I wanted to know what she thought of the influencer industrial complex, and figured she might have some insight into why I was suddenly susceptible to the allure of the kind of immaculately documented social media life I’d so come to loathe — namely, her own.
Beck thinks it comes down to authenticity. “This is all new to me, everything I’m discovering,” she says on the phone from Provence. “And if I share something because I like it and I went there and I paid for it and someone else wants to do it, then that’s really exciting, because they like the same things that I like. I like when people enrich my life and I like enriching other people’s lives, and that’s really easy to do right now because I don’t have much stuff. There aren’t stores here, there’s not a lot to work with. Everything’s really meaningful that comes into my life.”
But it can’t be as idyllic as it looks, I protested. “I mean, it’s stupid,” she says. “The whole region smells like roses, every time you turn around there’s a new color you’ve never seen, the sky is always blue and amazing.”
But don’t you ever get tired of sharing? Wake up and think, I’d rather not Instagram my life today? “Oh no, I love taking pictures,” Beck answers. “I’m always taking photographs, I’ve always taken photographs.
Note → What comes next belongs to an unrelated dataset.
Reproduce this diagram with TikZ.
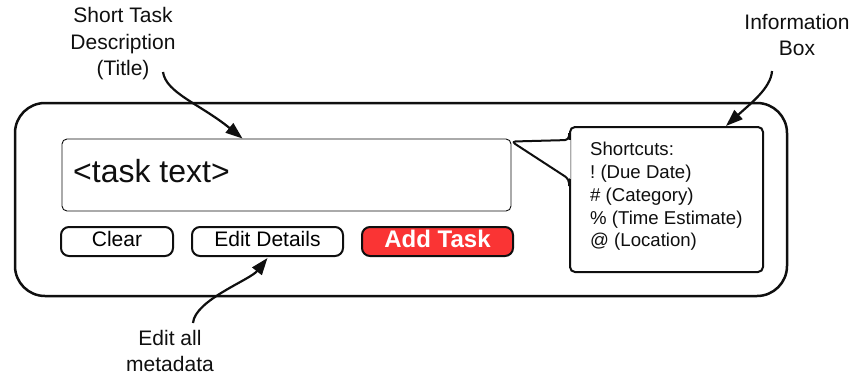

Having social media happen is the best thing ever because I just had boxes and boxes of photos as a kid — I’ve been shooting since I was 13 — and there was nothing I could do with them. Now it’s great! I can share every photograph I take, and I just love that I have this place for all this stuff to go.”
Even Beck has trouble with the word “influencer,” though. It puts her on a pulpit from which her followers don’t want to be preached much substance. “The second I say anything about anything important in life, like Paris [as in the climate accord, not the French capital to her north], no one wants to hear it.” An Instagram she posted on November 9th encouraged unity but solicited outrage: “Just shut up and take pictures!” After a pause, Beck adds, “I don’t like the idea of influencer tied to commercial goods.”
That is, of course, the weight the word carries right now, even if it’s not the particular brand of influence Beck sought to yield: She’s a photographer, perhaps most famous for inventing the cinemagraph with her husband. She’s self-aware enough to consider what that means, and she didn’t move to Provence to shill stuff. Genuine enthusiasm seeps through the phone while Beck speaks. She’s legitimately having fun, and if trying to buy into that makes me a sucker, cool. Who else should I follow?